(STATED EXERCISE): Determine how many lines in the data below contain "matplotlib" and write only that number.

* Start RECORDED INFORMATION *

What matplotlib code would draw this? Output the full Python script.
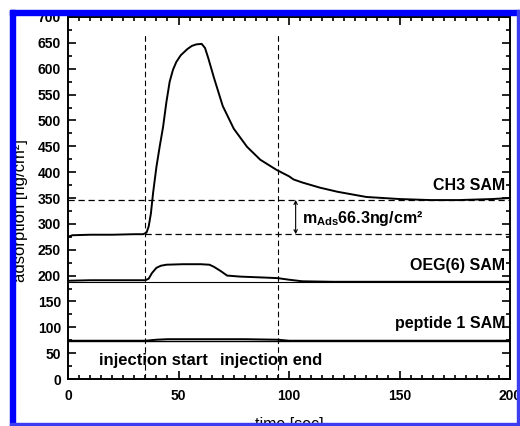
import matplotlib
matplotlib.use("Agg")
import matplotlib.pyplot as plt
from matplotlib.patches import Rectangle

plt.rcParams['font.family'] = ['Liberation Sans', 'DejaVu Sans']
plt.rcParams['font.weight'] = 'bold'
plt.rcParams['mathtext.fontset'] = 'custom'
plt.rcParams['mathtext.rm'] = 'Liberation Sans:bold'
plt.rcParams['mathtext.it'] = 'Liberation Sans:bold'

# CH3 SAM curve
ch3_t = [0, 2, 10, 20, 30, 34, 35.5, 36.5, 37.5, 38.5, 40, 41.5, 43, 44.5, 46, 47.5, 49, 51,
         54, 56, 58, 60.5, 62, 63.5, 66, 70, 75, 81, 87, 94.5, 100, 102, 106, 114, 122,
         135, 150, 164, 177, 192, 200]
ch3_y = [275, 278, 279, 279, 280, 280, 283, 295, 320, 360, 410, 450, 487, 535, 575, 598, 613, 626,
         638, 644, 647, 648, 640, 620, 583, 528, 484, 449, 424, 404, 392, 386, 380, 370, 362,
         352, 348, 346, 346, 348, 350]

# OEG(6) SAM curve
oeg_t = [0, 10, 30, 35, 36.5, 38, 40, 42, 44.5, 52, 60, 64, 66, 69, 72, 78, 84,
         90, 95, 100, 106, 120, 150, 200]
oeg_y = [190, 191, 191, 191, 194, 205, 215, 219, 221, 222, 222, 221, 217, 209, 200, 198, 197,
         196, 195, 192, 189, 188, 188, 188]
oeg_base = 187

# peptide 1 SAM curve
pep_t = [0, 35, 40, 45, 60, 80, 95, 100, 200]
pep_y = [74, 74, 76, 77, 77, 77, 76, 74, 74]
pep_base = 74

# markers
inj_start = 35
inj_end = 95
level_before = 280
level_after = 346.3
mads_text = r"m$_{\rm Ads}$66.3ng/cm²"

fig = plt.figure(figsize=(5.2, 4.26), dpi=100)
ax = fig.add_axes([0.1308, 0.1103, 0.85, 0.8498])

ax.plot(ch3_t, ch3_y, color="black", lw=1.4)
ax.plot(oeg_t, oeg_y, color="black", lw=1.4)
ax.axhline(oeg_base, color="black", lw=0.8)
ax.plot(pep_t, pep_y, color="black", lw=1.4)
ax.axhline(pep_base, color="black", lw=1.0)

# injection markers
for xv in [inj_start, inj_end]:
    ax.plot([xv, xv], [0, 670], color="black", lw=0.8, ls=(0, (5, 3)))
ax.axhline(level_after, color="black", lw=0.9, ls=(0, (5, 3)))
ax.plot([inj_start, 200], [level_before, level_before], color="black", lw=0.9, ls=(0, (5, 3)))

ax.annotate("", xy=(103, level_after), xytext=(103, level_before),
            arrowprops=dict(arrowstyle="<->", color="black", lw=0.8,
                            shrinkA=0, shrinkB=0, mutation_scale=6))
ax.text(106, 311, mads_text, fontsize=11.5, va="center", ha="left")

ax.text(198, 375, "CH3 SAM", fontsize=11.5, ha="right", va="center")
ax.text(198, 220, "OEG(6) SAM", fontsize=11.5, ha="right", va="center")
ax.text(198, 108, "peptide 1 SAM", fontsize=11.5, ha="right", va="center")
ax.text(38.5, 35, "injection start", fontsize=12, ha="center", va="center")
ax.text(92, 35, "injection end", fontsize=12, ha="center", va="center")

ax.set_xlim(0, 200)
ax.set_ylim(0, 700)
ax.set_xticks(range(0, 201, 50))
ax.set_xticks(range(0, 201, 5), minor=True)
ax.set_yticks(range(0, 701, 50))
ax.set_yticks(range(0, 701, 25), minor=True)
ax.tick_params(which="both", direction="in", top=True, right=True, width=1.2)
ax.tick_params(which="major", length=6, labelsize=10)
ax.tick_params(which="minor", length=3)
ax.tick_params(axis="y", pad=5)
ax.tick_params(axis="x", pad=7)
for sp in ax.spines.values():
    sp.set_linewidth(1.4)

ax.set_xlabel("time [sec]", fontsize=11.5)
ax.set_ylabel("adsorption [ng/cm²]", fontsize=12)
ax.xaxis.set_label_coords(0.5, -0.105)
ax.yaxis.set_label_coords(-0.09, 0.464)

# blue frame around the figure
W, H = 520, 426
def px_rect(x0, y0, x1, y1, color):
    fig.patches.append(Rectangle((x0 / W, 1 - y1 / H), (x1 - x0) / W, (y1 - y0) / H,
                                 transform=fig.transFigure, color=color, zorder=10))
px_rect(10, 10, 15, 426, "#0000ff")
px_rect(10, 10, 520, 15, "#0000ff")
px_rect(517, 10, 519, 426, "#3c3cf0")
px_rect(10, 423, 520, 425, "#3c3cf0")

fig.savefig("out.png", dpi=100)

* End RECORDED INFORMATION *

(REPLY): 5